» **WHAT TO WORK ON**:
Only the lines from the start of the data below through the line that contains "const yR = d3.scaleLinear().domain([0, 24]).range([B, T]);" are to be copied, exactly and without pictures.

/---

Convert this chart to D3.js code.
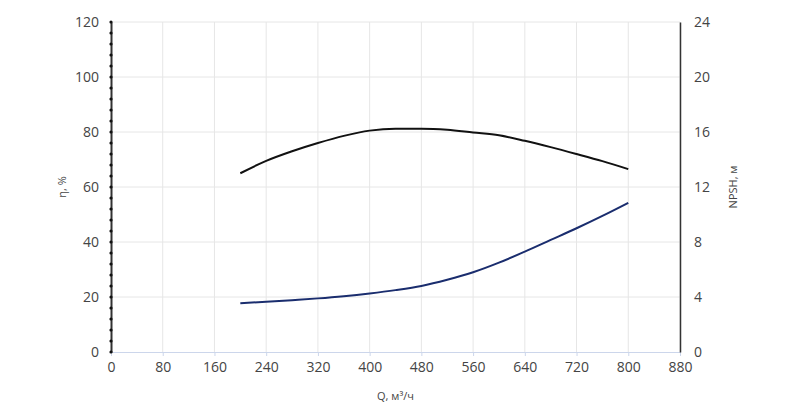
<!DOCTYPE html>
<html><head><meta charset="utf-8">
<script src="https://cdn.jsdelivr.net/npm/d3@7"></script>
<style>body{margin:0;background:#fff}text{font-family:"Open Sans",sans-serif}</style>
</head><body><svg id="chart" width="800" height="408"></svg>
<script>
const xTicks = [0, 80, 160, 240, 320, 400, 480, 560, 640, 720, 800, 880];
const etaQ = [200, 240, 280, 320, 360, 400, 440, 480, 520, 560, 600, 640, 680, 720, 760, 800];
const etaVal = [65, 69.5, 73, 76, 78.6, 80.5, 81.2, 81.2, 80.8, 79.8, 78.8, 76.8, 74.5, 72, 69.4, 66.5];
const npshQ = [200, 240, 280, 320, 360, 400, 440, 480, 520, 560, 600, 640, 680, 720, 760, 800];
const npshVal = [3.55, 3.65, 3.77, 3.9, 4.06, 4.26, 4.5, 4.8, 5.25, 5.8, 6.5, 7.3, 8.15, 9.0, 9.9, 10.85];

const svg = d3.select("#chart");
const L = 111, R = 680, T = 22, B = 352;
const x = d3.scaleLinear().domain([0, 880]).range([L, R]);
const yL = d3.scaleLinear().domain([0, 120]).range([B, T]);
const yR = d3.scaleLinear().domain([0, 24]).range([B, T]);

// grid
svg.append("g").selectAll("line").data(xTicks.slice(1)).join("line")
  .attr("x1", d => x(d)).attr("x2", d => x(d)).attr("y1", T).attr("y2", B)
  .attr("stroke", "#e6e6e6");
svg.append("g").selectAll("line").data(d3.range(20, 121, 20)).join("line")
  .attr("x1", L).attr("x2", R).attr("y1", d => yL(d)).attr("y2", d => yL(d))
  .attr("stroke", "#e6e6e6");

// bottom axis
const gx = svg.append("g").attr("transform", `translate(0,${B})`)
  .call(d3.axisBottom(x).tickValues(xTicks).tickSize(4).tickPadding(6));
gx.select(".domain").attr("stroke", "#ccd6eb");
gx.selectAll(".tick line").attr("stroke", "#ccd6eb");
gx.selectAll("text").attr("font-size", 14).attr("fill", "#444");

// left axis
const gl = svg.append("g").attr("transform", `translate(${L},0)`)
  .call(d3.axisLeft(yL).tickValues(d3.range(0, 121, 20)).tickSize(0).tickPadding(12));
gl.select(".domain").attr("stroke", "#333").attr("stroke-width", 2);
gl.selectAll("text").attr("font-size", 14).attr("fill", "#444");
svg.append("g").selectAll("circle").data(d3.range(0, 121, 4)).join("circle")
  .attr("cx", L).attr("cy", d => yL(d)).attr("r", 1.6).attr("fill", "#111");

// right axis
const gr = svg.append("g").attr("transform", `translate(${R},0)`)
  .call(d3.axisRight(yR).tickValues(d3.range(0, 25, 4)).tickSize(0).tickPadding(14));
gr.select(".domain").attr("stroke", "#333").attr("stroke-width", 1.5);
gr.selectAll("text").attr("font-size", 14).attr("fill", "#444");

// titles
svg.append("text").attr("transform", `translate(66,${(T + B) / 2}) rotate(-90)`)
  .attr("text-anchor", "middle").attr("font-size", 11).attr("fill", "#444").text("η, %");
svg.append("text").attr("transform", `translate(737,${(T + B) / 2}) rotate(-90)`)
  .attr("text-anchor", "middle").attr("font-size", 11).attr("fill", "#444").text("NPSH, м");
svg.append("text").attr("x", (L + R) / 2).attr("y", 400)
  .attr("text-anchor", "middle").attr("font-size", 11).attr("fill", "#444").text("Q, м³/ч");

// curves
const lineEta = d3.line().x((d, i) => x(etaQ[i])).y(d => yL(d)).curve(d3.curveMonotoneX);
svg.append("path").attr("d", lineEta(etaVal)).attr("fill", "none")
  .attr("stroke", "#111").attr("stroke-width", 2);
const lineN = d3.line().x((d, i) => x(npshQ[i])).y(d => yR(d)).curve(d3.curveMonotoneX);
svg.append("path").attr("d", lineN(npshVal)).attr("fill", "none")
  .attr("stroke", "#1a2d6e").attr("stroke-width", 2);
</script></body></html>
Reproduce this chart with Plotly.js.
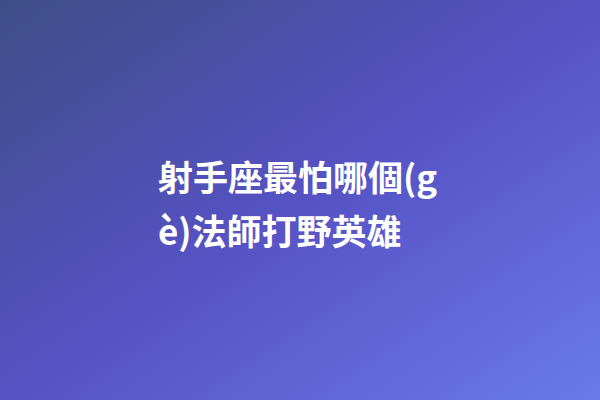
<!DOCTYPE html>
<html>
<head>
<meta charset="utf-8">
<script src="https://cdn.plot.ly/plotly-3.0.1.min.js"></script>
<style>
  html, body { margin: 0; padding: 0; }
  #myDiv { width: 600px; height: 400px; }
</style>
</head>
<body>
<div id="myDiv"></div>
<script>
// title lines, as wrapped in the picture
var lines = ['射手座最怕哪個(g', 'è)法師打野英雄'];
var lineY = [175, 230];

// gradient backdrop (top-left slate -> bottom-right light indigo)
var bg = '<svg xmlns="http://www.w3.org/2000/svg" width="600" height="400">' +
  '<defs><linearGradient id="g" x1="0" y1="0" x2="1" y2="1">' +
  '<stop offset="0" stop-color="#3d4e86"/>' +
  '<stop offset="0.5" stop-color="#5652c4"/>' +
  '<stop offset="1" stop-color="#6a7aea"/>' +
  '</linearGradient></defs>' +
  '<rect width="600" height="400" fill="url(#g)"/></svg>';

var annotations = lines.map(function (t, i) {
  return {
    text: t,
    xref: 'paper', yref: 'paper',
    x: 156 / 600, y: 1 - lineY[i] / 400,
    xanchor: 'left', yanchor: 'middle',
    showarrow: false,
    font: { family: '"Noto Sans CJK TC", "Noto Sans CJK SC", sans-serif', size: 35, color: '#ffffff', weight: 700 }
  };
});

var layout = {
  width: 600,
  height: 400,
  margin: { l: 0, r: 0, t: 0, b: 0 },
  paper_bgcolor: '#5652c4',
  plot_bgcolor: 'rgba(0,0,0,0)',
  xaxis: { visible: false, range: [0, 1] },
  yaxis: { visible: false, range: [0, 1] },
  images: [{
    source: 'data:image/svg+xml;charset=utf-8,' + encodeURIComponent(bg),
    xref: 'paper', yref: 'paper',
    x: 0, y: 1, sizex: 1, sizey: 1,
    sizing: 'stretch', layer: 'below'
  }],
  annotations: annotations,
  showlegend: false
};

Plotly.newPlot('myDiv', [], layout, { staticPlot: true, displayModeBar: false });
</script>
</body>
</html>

\---

» **EXERCISE SOLUTION**:
Convert this chart to D3.js code.
<!DOCTYPE html>
<html><head><meta charset="utf-8">
<script src="https://cdn.jsdelivr.net/npm/d3@7"></script>
<style>body{margin:0;background:#fff}text{font-family:"Open Sans",sans-serif}</style>
</head><body><svg id="chart" width="800" height="408"></svg>
<script>
const xTicks = [0, 80, 160, 240, 320, 400, 480, 560, 640, 720, 800, 880];
const etaQ = [200, 240, 280, 320, 360, 400, 440, 480, 520, 560, 600, 640, 680, 720, 760, 800];
const etaVal = [65, 69.5, 73, 76, 78.6, 80.5, 81.2, 81.2, 80.8, 79.8, 78.8, 76.8, 74.5, 72, 69.4, 66.5];
const npshQ = [200, 240, 280, 320, 360, 400, 440, 480, 520, 560, 600, 640, 680, 720, 760, 800];
const npshVal = [3.55, 3.65, 3.77, 3.9, 4.06, 4.26, 4.5, 4.8, 5.25, 5.8, 6.5, 7.3, 8.15, 9.0, 9.9, 10.85];

const svg = d3.select("#chart");
const L = 111, R = 680, T = 22, B = 352;
const x = d3.scaleLinear().domain([0, 880]).range([L, R]);
const yL = d3.scaleLinear().domain([0, 120]).range([B, T]);
const yR = d3.scaleLinear().domain([0, 24]).range([B, T]);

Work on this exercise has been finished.